─── RAW DATA ───

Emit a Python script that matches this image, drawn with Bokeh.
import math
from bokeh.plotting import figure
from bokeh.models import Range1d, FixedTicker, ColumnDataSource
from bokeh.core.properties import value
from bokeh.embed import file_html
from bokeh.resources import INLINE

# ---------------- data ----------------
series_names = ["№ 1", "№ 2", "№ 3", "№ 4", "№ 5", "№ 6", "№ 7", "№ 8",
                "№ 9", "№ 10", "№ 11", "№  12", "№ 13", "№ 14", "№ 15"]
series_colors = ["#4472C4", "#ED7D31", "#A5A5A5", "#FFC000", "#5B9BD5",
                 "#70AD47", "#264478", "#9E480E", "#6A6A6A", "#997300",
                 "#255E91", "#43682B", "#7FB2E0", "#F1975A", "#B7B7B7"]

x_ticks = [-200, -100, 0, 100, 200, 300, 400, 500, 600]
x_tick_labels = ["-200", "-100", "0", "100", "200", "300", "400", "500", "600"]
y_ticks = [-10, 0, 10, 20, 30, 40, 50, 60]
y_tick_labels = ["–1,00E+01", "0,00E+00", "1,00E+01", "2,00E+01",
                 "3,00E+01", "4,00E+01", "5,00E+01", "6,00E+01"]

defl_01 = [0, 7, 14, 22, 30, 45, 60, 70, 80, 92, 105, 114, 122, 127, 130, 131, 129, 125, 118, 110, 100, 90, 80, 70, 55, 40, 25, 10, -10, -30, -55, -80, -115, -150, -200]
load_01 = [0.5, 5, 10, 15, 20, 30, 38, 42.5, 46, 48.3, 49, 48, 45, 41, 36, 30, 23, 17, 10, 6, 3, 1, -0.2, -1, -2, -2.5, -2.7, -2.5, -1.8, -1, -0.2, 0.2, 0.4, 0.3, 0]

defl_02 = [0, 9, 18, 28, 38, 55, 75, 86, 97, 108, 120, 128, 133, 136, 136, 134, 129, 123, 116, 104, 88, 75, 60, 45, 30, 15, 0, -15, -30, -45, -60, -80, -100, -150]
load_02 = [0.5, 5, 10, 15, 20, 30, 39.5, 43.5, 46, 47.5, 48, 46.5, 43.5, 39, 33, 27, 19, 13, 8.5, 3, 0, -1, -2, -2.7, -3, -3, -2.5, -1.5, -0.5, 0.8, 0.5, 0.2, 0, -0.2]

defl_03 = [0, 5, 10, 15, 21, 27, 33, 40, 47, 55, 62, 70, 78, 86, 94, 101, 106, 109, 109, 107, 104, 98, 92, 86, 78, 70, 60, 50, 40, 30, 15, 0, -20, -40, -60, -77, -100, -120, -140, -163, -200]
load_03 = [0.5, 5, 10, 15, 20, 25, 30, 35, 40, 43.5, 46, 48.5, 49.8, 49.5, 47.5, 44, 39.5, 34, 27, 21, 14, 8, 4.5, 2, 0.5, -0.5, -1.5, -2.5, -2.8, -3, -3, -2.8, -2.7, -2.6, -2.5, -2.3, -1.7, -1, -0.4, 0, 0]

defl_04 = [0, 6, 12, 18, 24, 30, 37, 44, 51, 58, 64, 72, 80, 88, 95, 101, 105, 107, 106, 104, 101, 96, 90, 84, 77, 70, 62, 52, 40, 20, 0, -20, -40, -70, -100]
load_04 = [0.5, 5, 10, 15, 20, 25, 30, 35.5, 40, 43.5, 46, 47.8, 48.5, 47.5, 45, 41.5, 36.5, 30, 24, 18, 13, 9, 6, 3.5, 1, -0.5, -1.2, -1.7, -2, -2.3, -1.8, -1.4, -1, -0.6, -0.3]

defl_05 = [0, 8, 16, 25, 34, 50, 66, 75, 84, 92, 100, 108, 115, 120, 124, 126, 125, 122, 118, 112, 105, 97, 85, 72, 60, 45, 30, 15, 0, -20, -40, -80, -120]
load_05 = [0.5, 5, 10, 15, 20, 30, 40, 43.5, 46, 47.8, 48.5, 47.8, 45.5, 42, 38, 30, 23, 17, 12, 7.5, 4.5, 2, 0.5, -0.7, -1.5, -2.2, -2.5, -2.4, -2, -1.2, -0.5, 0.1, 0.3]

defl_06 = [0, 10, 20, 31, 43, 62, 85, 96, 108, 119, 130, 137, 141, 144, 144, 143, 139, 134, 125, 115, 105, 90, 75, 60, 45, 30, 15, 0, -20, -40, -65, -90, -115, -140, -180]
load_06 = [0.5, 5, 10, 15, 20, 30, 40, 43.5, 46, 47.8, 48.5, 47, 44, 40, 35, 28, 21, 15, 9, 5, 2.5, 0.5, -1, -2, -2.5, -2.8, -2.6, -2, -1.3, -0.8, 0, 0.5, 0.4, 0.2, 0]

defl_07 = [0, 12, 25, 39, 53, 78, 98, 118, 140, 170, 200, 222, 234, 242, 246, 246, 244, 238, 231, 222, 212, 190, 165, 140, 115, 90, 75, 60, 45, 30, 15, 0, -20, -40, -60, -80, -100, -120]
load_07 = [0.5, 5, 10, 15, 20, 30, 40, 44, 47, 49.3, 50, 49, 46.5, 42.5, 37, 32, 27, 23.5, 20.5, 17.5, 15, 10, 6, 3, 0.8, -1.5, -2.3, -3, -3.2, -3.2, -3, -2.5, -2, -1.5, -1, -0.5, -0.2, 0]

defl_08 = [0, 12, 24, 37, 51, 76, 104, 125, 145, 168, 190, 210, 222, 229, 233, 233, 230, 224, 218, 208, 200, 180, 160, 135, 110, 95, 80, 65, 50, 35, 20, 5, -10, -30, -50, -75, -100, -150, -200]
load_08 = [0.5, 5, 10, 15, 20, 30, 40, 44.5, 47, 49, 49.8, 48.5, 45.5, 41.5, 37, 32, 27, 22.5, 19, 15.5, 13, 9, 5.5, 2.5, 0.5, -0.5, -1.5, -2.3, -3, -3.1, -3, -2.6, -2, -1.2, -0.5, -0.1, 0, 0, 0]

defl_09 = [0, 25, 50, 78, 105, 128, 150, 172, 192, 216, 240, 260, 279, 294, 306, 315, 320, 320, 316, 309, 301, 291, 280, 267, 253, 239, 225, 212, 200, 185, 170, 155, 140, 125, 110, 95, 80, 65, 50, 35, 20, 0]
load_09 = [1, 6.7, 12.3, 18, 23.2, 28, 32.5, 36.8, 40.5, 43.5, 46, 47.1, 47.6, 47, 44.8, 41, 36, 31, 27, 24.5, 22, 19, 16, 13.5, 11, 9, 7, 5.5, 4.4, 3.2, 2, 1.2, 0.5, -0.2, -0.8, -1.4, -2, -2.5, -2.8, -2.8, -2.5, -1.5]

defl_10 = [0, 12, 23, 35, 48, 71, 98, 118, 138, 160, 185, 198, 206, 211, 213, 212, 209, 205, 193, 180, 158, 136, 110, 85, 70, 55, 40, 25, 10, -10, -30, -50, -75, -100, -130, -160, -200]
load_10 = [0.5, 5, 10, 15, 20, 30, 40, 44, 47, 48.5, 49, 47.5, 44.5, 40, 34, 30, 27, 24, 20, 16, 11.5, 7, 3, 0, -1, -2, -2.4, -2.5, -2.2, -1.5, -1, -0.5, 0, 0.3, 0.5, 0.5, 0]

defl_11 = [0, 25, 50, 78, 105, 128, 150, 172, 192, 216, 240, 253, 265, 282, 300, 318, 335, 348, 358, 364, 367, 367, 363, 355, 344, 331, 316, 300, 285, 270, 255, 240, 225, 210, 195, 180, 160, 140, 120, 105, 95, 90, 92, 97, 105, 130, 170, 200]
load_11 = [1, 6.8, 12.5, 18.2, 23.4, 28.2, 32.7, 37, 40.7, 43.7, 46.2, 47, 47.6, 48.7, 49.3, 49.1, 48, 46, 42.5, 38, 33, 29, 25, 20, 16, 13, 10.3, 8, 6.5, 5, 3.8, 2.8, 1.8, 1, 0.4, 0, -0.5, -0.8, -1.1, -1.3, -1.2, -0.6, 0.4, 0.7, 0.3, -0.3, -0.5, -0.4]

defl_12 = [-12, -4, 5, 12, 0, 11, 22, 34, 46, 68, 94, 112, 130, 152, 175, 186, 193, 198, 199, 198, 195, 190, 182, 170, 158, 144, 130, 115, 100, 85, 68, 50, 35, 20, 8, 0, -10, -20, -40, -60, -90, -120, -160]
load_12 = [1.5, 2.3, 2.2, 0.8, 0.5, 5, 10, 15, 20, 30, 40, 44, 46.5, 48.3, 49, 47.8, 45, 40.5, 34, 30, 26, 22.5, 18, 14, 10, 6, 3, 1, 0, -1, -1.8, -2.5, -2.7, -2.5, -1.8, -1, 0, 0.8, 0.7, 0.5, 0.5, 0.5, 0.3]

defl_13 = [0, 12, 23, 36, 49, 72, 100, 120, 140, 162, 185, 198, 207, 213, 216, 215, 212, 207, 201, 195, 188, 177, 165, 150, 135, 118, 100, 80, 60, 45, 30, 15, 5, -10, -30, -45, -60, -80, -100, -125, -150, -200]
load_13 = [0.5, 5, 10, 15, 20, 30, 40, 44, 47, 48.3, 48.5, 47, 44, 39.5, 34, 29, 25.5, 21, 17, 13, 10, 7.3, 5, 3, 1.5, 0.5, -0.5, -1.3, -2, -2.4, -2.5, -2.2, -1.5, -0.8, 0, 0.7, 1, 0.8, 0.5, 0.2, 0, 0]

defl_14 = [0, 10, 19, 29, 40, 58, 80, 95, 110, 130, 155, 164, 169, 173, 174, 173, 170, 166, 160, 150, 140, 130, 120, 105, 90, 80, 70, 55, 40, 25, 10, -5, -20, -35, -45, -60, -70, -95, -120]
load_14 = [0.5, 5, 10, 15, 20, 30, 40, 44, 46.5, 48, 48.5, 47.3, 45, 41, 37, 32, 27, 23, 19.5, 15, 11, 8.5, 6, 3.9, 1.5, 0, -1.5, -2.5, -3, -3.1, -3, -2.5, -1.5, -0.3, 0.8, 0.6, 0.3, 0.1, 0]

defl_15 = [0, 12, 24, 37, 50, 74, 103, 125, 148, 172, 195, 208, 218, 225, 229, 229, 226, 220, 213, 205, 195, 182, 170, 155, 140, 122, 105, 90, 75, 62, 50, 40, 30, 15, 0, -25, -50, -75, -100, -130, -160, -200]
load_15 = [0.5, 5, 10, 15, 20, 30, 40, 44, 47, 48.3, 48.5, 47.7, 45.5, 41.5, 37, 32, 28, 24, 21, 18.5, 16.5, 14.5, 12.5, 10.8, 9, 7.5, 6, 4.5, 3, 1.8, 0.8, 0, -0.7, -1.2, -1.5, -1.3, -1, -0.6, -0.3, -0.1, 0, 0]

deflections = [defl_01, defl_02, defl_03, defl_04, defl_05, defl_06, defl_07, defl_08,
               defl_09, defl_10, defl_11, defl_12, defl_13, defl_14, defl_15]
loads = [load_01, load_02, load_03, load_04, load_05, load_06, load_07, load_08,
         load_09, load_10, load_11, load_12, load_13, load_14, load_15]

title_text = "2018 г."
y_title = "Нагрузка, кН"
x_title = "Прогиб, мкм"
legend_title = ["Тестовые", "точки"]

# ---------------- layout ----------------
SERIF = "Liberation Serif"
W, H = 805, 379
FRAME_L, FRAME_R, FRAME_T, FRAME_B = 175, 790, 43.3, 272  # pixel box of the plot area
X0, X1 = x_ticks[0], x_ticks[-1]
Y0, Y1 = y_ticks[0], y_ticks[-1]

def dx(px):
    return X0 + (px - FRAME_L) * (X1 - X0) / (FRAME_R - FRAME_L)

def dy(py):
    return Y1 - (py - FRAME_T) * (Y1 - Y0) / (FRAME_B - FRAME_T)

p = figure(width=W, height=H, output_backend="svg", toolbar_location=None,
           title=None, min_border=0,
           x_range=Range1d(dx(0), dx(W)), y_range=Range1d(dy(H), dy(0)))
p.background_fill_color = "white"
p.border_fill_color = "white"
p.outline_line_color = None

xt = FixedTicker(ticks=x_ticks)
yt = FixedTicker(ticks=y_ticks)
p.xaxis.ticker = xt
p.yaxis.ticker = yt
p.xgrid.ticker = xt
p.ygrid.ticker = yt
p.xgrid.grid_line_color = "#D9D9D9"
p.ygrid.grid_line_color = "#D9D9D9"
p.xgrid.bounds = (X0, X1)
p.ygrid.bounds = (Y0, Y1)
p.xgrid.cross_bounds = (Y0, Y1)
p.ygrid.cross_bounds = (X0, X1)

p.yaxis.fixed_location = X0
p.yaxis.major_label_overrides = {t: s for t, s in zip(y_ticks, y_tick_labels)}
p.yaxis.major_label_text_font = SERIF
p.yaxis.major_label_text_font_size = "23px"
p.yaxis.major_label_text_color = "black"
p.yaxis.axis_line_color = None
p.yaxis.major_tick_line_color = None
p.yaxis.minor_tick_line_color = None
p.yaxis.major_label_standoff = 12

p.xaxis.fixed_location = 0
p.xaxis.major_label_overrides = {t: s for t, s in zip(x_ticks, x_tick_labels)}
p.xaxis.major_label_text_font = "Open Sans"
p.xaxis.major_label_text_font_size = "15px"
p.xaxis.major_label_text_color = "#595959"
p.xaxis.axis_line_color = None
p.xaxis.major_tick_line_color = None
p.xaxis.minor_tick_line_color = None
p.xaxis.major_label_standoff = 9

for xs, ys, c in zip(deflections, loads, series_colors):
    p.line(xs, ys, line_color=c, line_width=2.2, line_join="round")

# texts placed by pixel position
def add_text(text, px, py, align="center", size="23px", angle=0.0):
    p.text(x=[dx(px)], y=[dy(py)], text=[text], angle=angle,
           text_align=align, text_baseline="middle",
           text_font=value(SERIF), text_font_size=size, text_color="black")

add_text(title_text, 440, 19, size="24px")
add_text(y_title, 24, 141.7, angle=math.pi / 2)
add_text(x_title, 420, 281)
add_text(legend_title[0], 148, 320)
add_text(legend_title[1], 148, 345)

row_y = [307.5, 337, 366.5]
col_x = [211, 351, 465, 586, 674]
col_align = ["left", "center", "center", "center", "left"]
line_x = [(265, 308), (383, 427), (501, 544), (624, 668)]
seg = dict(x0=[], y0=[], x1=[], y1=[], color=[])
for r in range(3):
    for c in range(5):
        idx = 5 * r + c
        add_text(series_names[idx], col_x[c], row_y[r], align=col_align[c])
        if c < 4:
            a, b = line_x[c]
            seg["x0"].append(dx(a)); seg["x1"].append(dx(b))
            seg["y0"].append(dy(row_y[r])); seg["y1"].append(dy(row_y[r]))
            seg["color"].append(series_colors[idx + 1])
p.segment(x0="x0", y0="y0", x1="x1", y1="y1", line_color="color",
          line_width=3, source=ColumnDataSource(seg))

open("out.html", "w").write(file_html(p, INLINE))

───

WHAT YOU SHOULD DO: Each line from the top of the material above through the line with "-1, -0.4, 0, 0]" must be echoed exactly, and no other line.

SOLVED EXERCISE:
Emit a Python script that matches this image, drawn with Bokeh.
import math
from bokeh.plotting import figure
from bokeh.models import Range1d, FixedTicker, ColumnDataSource
from bokeh.core.properties import value
from bokeh.embed import file_html
from bokeh.resources import INLINE

# ---------------- data ----------------
series_names = ["№ 1", "№ 2", "№ 3", "№ 4", "№ 5", "№ 6", "№ 7", "№ 8",
                "№ 9", "№ 10", "№ 11", "№  12", "№ 13", "№ 14", "№ 15"]
series_colors = ["#4472C4", "#ED7D31", "#A5A5A5", "#FFC000", "#5B9BD5",
                 "#70AD47", "#264478", "#9E480E", "#6A6A6A", "#997300",
                 "#255E91", "#43682B", "#7FB2E0", "#F1975A", "#B7B7B7"]

x_ticks = [-200, -100, 0, 100, 200, 300, 400, 500, 600]
x_tick_labels = ["-200", "-100", "0", "100", "200", "300", "400", "500", "600"]
y_ticks = [-10, 0, 10, 20, 30, 40, 50, 60]
y_tick_labels = ["–1,00E+01", "0,00E+00", "1,00E+01", "2,00E+01",
                 "3,00E+01", "4,00E+01", "5,00E+01", "6,00E+01"]

defl_01 = [0, 7, 14, 22, 30, 45, 60, 70, 80, 92, 105, 114, 122, 127, 130, 131, 129, 125, 118, 110, 100, 90, 80, 70, 55, 40, 25, 10, -10, -30, -55, -80, -115, -150, -200]
load_01 = [0.5, 5, 10, 15, 20, 30, 38, 42.5, 46, 48.3, 49, 48, 45, 41, 36, 30, 23, 17, 10, 6, 3, 1, -0.2, -1, -2, -2.5, -2.7, -2.5, -1.8, -1, -0.2, 0.2, 0.4, 0.3, 0]

defl_02 = [0, 9, 18, 28, 38, 55, 75, 86, 97, 108, 120, 128, 133, 136, 136, 134, 129, 123, 116, 104, 88, 75, 60, 45, 30, 15, 0, -15, -30, -45, -60, -80, -100, -150]
load_02 = [0.5, 5, 10, 15, 20, 30, 39.5, 43.5, 46, 47.5, 48, 46.5, 43.5, 39, 33, 27, 19, 13, 8.5, 3, 0, -1, -2, -2.7, -3, -3, -2.5, -1.5, -0.5, 0.8, 0.5, 0.2, 0, -0.2]

defl_03 = [0, 5, 10, 15, 21, 27, 33, 40, 47, 55, 62, 70, 78, 86, 94, 101, 106, 109, 109, 107, 104, 98, 92, 86, 78, 70, 60, 50, 40, 30, 15, 0, -20, -40, -60, -77, -100, -120, -140, -163, -200]
load_03 = [0.5, 5, 10, 15, 20, 25, 30, 35, 40, 43.5, 46, 48.5, 49.8, 49.5, 47.5, 44, 39.5, 34, 27, 21, 14, 8, 4.5, 2, 0.5, -0.5, -1.5, -2.5, -2.8, -3, -3, -2.8, -2.7, -2.6, -2.5, -2.3, -1.7, -1, -0.4, 0, 0]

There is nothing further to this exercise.